• **Your goal**
Look through the entries below and extract exactly the lines from the one containing "Rebuild this chart" through the one containing "plt.rcParams['mathtext.fontset'] = 'cm'", ends included.

━━━ Records

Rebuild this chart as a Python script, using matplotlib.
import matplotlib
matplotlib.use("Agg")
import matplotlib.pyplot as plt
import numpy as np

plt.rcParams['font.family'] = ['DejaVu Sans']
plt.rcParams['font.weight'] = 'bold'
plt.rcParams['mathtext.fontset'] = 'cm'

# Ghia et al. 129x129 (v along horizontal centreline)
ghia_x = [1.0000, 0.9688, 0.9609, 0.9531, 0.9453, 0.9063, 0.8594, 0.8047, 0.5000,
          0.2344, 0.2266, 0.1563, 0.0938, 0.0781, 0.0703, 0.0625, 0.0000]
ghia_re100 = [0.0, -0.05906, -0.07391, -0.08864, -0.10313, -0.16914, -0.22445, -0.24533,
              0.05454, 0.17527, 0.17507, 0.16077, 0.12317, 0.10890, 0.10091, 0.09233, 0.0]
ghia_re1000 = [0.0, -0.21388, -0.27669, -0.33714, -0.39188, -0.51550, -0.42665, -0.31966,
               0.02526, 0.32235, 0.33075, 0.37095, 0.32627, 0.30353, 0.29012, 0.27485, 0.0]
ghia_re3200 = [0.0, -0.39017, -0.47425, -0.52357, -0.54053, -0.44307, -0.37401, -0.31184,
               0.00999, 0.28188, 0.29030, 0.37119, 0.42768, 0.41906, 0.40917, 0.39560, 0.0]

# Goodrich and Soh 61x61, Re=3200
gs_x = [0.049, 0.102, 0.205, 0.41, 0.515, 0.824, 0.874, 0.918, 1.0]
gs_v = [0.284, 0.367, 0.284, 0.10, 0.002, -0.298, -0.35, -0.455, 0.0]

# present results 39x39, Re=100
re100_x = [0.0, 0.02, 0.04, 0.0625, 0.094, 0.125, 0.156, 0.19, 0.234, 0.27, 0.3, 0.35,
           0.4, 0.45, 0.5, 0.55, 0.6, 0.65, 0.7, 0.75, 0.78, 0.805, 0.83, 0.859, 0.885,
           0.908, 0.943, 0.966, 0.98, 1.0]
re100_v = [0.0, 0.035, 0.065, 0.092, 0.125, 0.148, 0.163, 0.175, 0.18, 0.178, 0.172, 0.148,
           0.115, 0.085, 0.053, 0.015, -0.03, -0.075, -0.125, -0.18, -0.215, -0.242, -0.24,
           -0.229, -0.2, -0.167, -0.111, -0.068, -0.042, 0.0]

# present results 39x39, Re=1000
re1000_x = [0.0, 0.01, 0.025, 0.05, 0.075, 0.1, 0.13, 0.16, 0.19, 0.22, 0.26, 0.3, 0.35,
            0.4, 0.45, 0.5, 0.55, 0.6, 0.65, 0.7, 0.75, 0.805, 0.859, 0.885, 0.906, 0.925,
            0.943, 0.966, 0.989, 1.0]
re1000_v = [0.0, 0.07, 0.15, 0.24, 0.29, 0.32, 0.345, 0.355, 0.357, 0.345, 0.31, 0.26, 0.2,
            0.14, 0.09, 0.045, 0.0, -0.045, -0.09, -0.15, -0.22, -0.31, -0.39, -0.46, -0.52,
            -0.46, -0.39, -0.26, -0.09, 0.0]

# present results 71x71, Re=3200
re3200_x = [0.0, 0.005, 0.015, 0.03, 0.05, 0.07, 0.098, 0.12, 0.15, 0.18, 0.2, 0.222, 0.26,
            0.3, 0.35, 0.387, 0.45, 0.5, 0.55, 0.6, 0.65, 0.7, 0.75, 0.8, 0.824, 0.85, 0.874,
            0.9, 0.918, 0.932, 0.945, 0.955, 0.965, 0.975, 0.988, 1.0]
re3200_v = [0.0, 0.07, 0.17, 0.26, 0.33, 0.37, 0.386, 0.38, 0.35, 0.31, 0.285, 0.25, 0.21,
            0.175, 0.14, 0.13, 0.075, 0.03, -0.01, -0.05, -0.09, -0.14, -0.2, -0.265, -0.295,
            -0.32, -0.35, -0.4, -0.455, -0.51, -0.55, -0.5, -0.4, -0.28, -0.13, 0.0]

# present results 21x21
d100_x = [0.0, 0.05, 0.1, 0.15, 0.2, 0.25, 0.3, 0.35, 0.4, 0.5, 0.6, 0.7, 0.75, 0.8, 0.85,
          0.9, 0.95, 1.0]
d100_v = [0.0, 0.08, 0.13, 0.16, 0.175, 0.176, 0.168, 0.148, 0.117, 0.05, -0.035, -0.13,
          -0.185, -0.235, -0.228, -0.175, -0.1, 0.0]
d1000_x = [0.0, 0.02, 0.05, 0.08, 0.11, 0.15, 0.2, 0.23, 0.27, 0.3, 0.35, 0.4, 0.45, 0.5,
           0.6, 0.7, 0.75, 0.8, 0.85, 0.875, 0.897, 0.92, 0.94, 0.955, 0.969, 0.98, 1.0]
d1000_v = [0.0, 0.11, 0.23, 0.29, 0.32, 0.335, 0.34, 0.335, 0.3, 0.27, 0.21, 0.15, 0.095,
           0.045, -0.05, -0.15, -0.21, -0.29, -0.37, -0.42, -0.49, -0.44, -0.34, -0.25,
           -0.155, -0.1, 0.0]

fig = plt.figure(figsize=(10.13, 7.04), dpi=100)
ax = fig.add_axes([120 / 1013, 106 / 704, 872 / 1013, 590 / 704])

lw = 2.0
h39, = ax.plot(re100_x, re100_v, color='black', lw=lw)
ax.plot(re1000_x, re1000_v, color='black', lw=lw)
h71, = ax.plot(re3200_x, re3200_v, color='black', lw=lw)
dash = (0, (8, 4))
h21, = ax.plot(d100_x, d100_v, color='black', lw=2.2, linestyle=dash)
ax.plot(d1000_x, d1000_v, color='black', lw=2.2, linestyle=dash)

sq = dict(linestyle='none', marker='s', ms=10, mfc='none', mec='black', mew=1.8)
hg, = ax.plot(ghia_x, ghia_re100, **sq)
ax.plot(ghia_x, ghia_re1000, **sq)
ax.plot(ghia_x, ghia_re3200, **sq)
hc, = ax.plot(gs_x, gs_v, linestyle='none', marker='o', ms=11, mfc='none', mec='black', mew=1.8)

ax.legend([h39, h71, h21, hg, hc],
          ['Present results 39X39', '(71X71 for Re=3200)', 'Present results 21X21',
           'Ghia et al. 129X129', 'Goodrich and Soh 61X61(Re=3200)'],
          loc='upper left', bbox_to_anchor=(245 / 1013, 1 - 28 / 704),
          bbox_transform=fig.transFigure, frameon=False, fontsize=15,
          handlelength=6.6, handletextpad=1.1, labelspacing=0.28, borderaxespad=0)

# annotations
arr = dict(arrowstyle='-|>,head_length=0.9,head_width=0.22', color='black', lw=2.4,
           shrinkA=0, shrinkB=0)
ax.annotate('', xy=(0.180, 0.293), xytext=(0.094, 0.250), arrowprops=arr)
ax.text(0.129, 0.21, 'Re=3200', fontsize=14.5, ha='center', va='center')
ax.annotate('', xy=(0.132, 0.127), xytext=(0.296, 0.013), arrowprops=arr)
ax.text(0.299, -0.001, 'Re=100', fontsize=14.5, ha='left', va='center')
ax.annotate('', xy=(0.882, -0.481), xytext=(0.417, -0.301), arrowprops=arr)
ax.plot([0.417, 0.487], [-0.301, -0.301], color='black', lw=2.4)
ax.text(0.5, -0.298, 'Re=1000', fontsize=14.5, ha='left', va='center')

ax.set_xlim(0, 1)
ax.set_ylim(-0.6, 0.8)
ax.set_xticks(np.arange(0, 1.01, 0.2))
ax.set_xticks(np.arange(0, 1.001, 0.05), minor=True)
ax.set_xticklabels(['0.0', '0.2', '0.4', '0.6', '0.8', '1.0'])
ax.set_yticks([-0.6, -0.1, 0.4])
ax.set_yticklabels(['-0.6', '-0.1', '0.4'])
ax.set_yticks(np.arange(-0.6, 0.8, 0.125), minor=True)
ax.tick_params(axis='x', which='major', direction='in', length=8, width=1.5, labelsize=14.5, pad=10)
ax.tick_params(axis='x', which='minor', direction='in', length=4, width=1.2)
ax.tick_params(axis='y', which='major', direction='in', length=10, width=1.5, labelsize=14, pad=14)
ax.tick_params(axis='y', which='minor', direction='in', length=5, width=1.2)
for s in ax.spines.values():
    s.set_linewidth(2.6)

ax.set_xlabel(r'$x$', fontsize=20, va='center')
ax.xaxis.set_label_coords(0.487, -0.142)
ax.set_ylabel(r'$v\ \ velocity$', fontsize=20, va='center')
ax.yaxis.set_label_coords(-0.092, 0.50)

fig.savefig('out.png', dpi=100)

━━━━━━
━━━ Records

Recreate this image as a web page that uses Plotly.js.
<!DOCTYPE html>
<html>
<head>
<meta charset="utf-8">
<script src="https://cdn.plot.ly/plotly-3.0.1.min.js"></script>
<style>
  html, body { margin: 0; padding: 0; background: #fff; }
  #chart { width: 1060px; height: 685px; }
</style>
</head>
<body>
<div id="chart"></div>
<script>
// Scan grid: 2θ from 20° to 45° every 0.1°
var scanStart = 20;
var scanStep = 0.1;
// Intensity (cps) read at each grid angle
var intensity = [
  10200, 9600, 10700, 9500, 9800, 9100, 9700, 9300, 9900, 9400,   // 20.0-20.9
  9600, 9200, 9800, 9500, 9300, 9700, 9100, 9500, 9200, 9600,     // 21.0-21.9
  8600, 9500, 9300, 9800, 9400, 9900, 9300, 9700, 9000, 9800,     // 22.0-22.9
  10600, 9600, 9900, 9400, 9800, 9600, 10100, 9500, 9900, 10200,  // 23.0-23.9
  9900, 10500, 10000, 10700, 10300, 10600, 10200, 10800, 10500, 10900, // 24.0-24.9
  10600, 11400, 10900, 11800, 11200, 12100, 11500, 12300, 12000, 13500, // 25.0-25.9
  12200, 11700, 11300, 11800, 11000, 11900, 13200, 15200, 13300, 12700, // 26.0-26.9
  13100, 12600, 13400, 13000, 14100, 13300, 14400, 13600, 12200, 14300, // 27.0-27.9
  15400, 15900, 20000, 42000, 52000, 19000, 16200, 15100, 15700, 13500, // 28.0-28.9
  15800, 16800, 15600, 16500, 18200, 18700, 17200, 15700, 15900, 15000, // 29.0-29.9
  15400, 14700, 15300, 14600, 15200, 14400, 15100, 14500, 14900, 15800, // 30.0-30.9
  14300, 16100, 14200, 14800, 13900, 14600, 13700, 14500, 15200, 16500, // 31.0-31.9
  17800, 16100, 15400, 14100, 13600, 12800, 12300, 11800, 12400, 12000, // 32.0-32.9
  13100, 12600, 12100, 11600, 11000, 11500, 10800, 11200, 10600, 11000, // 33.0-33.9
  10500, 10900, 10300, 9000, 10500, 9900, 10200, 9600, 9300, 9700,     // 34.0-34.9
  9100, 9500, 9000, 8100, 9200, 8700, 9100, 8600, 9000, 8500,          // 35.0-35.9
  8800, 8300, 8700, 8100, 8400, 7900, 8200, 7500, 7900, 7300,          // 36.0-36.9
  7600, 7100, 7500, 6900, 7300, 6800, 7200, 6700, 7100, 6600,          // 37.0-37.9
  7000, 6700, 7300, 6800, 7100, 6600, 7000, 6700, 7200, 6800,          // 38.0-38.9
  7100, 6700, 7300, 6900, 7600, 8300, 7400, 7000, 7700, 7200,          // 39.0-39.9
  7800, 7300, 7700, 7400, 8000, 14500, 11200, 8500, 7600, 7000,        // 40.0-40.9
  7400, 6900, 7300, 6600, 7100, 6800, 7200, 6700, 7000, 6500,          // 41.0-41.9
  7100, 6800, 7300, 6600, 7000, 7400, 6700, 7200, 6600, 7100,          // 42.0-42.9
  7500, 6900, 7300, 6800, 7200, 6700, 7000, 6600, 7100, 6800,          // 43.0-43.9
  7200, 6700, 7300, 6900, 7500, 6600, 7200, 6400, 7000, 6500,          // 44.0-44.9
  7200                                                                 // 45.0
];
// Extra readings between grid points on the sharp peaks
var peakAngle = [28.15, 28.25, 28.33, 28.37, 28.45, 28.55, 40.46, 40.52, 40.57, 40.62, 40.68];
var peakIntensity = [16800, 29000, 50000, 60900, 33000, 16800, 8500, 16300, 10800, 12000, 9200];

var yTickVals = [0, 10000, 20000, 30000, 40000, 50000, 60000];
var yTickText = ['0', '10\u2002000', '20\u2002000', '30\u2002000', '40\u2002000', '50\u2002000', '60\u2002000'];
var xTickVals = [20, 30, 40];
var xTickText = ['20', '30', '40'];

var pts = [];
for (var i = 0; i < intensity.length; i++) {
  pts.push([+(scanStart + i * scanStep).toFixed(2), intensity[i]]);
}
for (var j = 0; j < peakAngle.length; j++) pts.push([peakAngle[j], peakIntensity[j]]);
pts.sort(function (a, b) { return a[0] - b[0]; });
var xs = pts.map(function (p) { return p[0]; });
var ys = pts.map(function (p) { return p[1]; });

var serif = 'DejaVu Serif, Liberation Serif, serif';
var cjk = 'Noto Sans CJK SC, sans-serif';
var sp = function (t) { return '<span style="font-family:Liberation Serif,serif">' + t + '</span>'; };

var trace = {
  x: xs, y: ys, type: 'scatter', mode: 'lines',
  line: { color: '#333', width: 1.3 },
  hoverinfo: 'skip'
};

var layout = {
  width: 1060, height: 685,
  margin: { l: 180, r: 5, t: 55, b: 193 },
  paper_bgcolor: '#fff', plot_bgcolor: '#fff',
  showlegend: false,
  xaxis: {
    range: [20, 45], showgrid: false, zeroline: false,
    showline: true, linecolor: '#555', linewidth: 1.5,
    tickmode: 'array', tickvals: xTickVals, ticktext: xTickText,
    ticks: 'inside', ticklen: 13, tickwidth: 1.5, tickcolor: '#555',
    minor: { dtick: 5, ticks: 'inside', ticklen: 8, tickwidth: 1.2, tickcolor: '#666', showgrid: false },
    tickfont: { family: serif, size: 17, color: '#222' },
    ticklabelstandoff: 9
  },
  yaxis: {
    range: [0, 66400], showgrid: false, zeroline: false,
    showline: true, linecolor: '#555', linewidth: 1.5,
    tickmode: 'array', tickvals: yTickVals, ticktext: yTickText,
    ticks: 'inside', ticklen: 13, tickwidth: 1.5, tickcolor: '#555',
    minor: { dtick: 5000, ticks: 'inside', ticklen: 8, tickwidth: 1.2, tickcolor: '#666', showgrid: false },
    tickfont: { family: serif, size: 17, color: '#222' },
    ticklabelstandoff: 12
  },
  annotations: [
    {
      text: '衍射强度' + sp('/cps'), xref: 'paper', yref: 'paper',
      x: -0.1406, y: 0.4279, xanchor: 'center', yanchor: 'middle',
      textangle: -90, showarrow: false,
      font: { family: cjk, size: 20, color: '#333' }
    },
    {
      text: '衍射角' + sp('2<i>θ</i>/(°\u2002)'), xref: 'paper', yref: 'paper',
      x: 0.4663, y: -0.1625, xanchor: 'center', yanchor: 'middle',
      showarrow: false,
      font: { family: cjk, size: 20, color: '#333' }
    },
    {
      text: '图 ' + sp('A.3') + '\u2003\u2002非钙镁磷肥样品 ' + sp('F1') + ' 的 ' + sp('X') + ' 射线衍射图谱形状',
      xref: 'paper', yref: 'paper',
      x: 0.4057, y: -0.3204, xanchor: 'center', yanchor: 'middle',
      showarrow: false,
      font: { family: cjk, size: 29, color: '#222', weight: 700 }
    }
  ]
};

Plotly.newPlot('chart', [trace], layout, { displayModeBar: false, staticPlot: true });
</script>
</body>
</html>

━━━━━━

• **Right answer**
Rebuild this chart as a Python script, using matplotlib.
import matplotlib
matplotlib.use("Agg")
import matplotlib.pyplot as plt
import numpy as np

plt.rcParams['font.family'] = ['DejaVu Sans']
plt.rcParams['font.weight'] = 'bold'
plt.rcParams['mathtext.fontset'] = 'cm'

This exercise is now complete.